Except for, maybe, that part about Shaw picking up the phone and making small talk with Joe and Jim Fan in St. Louis.

“I can’t even imagine that,” Lansford said, chatting with a few sportswriters after a Tuesday afternoon luncheon at Anaheim Stadium.

“You guys have met John Shaw. Can you imagine him getting on the phone and talking to fans? The man does not like people, period.”

The John Shaw Lansford knows is “(most) comfortable just going to the racetrack and hanging out”--far from the madding crowd. Or, sequestered behind closed doors, figuring out how to put the squeeze on some NFL-deprived city, or a barefooted kicker.

“I just hope John hasn’t made a decision yet,” Lansford said. “It kind of scares me a little bit. I’ve dealt with him, you know.

“He is,” Lansford added, lowering his voice for emphasis, “a shrewd businessman.”

Those contractual wars of yore are small potatoes when compared to yanking a 50-year-old L.A. institution out by the roots and transplanting it in another time zone. Lansford, a card-carrying member of the Save The Rams coalition, said he is “sick” about the franchise’s present predicament.

Advertisement

“I have selfish reasons for wanting the team to stay here,” he said. “I’m a businessman in the area, I’m the team’s all-time leading scorer, I had a great career here. I grew up as a Ram fan.

“But besides those reasons, we’re losing one of the now-30 NFL franchises--and, chances are, we won’t get a team to replace it. I think everybody responsible for the team leaving should really look at it strongly before it happens.

“I would be sick if the Rams left, honestly. I personally believe the NFL is the best attraction out there, and not just because I was a player. From a fan-interest standpoint, it’s one of the best. For the fans here to lose a franchise, it would be catastrophic.”

But those fans can’t support an NFL franchise. Shaw has informed them, repeatedly, of this. Shaw waves turnstile counts of 34,000 in their faces and sneers, “See, you don’t deserve a team.”

Lansford shook his head.

“I don’t know what the attendance figures were when they first came in Orange County in ‘80,” he said, “but from what I remember, the stadium was full. The 1980 product wasn’t very good. The 1981 product wasn’t very good. My first year here, 1982, we were horrible--and it was a strike year--and the stadium was still full.

“So I think the fans did a great job supporting the team. I just think that over a period of time, the fans felt that maybe they weren’t appreciated and started staying away.
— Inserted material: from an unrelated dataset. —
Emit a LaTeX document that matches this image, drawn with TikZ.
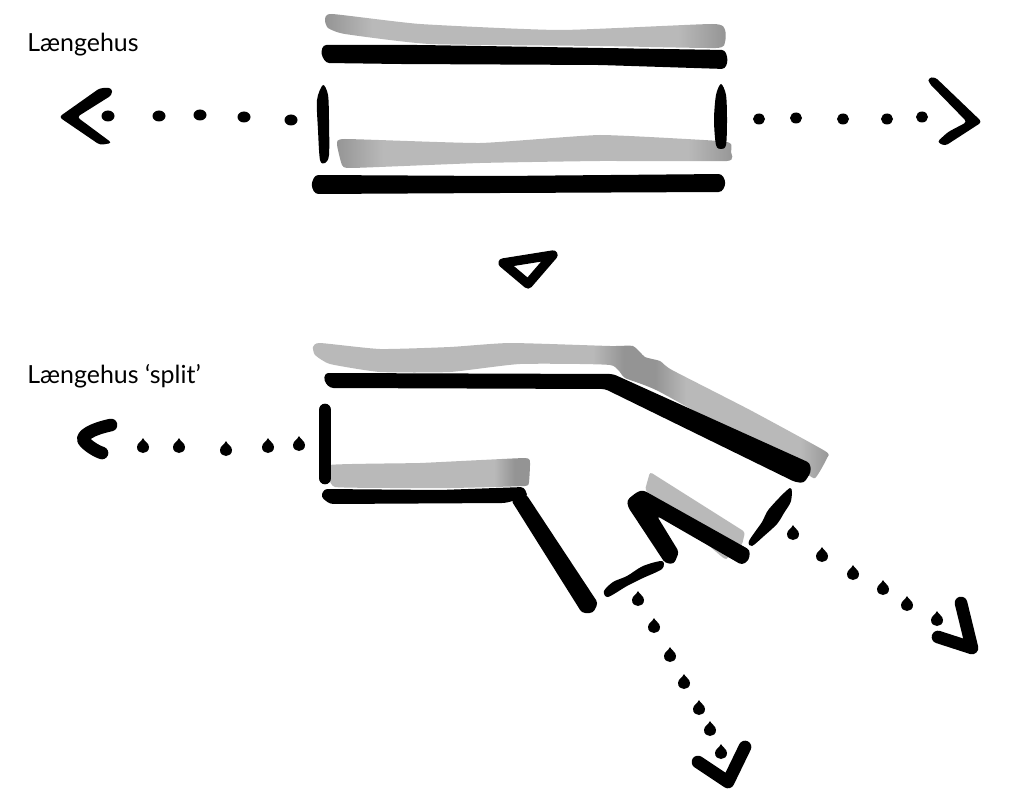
\documentclass[tikz,border=0pt]{standalone}
\usepackage{fontspec}
\setmainfont{Lato}
\definecolor{washgrey}{HTML}{B9B9B9}
\definecolor{washdeep}{HTML}{949494}
\pgfdeclarehorizontalshading{washboth}{100bp}{color(0bp)=(washdeep); color(25bp)=(washdeep); color(31bp)=(washgrey); color(69bp)=(washgrey); color(75bp)=(washdeep); color(100bp)=(washdeep)}
\pgfdeclarehorizontalshading{washend}{100bp}{color(0bp)=(washgrey); color(66bp)=(washgrey); color(71bp)=(washdeep); color(100bp)=(washdeep)}
\pgfdeclarehorizontalshading{washbend}{100bp}{color(0bp)=(washgrey); color(25bp)=(washgrey); color(52bp)=(washgrey); color(55bp)=(washdeep); color(58bp)=(washdeep); color(61bp)=(washgrey); color(72bp)=(washgrey); color(75bp)=(washdeep); color(100bp)=(washdeep)}
\tikzset{
  ink/.style={draw=black,line cap=round,line join=round},
  inkbar/.style={fill=black,draw=none,rounded corners=2.5pt},
  inkdot/.style={fill=black,draw=none},
  caption/.style={anchor=west,inner sep=0pt,font=\fontsize{18.7}{22}\selectfont}
}
\newcommand{\inkdrop}[1]{\fill[inkdot] #1 ++(0,-9) .. controls +(1,3) and +(0,-4) .. ++(6,9) .. controls +(0,4) and +(3,0) .. ++(-6,6) .. controls +(-3,0) and +(0,4) .. ++(-6,-6) .. controls +(0,-4) and +(-1,3) .. ++(6,-9) -- cycle;}
\begin{document}
\begin{tikzpicture}[x=0.75pt,y=-0.75pt]
\useasboundingbox (0,0) rectangle (1024,806);
\fill[white] (0,0) rectangle (1024,806);
\node[caption] (t1) at (27,45) {Længehus};
\node[caption] (t2) at (27,376) {Længehus ‘split’};
% top building
\path[shading=washboth] plot[smooth cycle,tension=.3] coordinates {(325,20)(332,14)(420,24)(560,30)(712,24)(725,30)(725,42)(716,48)(600,46)(430,44)(345,34)(328,28)};
\fill[inkbar] (323,45)--(420,45)--(725,50)--(728,60)--(725,69)--(600,65)--(400,64)--(326,63)--(321,54)--cycle;
\fill[black] plot[smooth cycle,tension=.5] coordinates {(323,85)(328,95)(329,120)(329,155)(325,163)(320,160)(318,130)(317,100)};
\path[shading=washboth] plot[smooth cycle,tension=.25] coordinates {(337,144)(345,139)(480,143)(600,135)(720,141)(731,144)(731,152)(727,161)(600,161)(480,163)(352,168)(342,165)};
\fill[black] plot[smooth cycle,tension=.5] coordinates {(721,84)(726,95)(727,120)(726,145)(721,149)(716,145)(714,120)(716,95)};
\fill[inkbar] (315,175)--(500,176)--(722,174)--(726,183)--(722,192)--(500,193)--(315,194)--(311,185)--cycle;
% top arrows and dots
\fill[inkbar] (112,88)--(100,88)--(59,117)--(100,145)--(112,143)--(77,117)--(112,95)--cycle;
\foreach \p in {(108,116),(159,116),(200,115),(244,117),(291,120)}
  \fill[inkdot] \p ellipse (6.5 and 5.5);
\foreach \p in {(759,119),(796,118),(843,119),(887,119),(922,117)}
  \fill[inkdot] \p ellipse (6 and 5.5);
\fill[inkbar] (928,78)--(935,77)--(982,122)--(945,146)--(937,142)--(948,132)--(967,122)--(929,83)--cycle;
% triangle
\draw[ink,line width=7pt] (503,263)--(553,255)--(528,284)--cycle;
% lower building
\path[shading=washbend] plot[smooth cycle,tension=.3] coordinates {(313,347)(320,343)(380,349)(450,347)(510,343)(610,346)(633,346)(645,357)(660,361)(672,370)(750,410)(825,451)(827,458)(815,478)(800,470)(660,392)(625,378)(610,365)(520,364)(450,372)(380,372)(330,364)(315,355)};
\fill[inkbar] (325,373)--(613,374)--(810,463)--(811,472)--(804,483)--(795,482)--(605,389)--(330,388)--(324,381)--cycle;
\path[shading=washend] plot[smooth cycle,tension=.2] coordinates {(330,465)(420,463)(525,458)(530,463)(529,482)(525,486)(450,488)(335,487)};
\draw[ink,line width=9.5pt] (325,410)--(325,478);
\fill[inkbar] (324,489)--(440,490)--(524,487)--(528,497)--(505,503)--(330,504)--(321,497)--cycle;
\fill[inkbar] (511,500)--(526,494)--(598,603)--(593,613)--(582,613)--cycle;
% small wing
\fill[washgrey,rounded corners=2pt] (650,472)--(745,532)--(742,545)--(730,552)--(727,560)--(722,557)--(645,490)--cycle;
\fill[inkbar] (627,500)--(637,492)--(643,490)--(750,550)--(749,560)--(742,565)--(657,516)--(679,552)--(674,564)--(665,563)--(628,507)--cycle;
\fill[black] plot[smooth cycle,tension=.5] coordinates {(604,591)(613,582)(627,576)(643,566)(662,561)(662,569)(643,578)(627,586)(608,597)};
\fill[black] plot[smooth cycle,tension=.5] coordinates {(749,541)(762,522)(769,509)(790,488)(791,501)(784,513)(777,524)(764,536)(752,546)};
% lower left arrow
\draw[ink,line width=9.5pt] (111,425) .. controls (92,429) and (80,436) .. (84,441) .. controls (88,446) and (96,451) .. (102,453);
\foreach \p in {(143,447),(179,447),(226,450),(268,447),(299,445)} {\inkdrop{\p}}
% diagonal dots and arrow 1
\foreach \p in {(638,600),(654,627),(670,656),(684,683),(699,709),(710,730),(721,753)} {\inkdrop{\p}}
\draw[ink,line width=9.5pt] (745,747)--(728,782)--(698,762);
% diagonal dots and arrow 2
\foreach \p in {(793,534),(822,556),(853,574),(883,589),(907,605),(937,620)} {\inkdrop{\p}}
\draw[ink,line width=9.5pt] (961,603)--(972,648)--(938,637);
\end{tikzpicture}
\end{document}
It takes a long time for that to happen, but I think that’s what we’ve experienced here the last few years.”

Advertisement

Not appreciated?

You mean trading the team’s most popular player, Eric Dickerson, at the height of his career during a spat over--what else--a few dollars?

You mean hanging on to a fading quarterback, Jim Everett, two years too long despite overwhelming public sentiment for a change?

You mean promising new, improved and exciting football and then handing the ball to Bettis 35 times a game while Troy Drayton hops up and down and lights flares 20 yards downfield?

No, Lansford means “the little things.”

“Take what the Raiders do,” he said. “The ‘Commitment To Excellence.’ Even though we’re all kind of sick of it, it’s out there on every park bench and bus stop and what have you. It’s just a constant subliminal reminder that the team is there.”

When Lansford hears about Shaw dialing up a couple of fans in the Midwest, he wishes Shaw would have made half the effort in Orange County.

“If I can pinpoint one area where the Rams have been deficient, it’s marketing,” Lansford said. “I think that’s something John Shaw would agree to. I don’t think he’s extended himself to the community and the end result is low fan support at a time the team’s not winning.”

Advertisement

Lansford mentioned the lack of a Rams’ speakers bureau, both current players and past. “Those are two specific areas,” he said, “and that’s nothing. That’s just reaching out to the fans and saying, ‘We appreciate you supporting the team.’ ”

Owner Georgia Frontiere, in Lansford’s estimation, “has been marketed wrong, too. She could have been presented more positively as having a hand in our success.”

“We had some great teams in the ‘80s. It was very fashionable to go to the games and be associated with the Ram franchise. She maybe could have been given more credit for that. And again, that’s the Rams. Because as soon as they started sliding, she’s taken the blame. To the point where she’s too embarrassed to come to the games any more.”

If that sounds like a blatant attempt to butter up Georgia, coaxing her into staying put, well, Lansford won’t apologize.

“I just hope there are some emotional attachments to this area for Georgia that may carry some weight in the decision,” Lansford said.

Lansford knows he has a few.

As he put it, “Being the all-time leading scorer for the ‘St. Louis Roundhorns’ doesn’t please me too much.”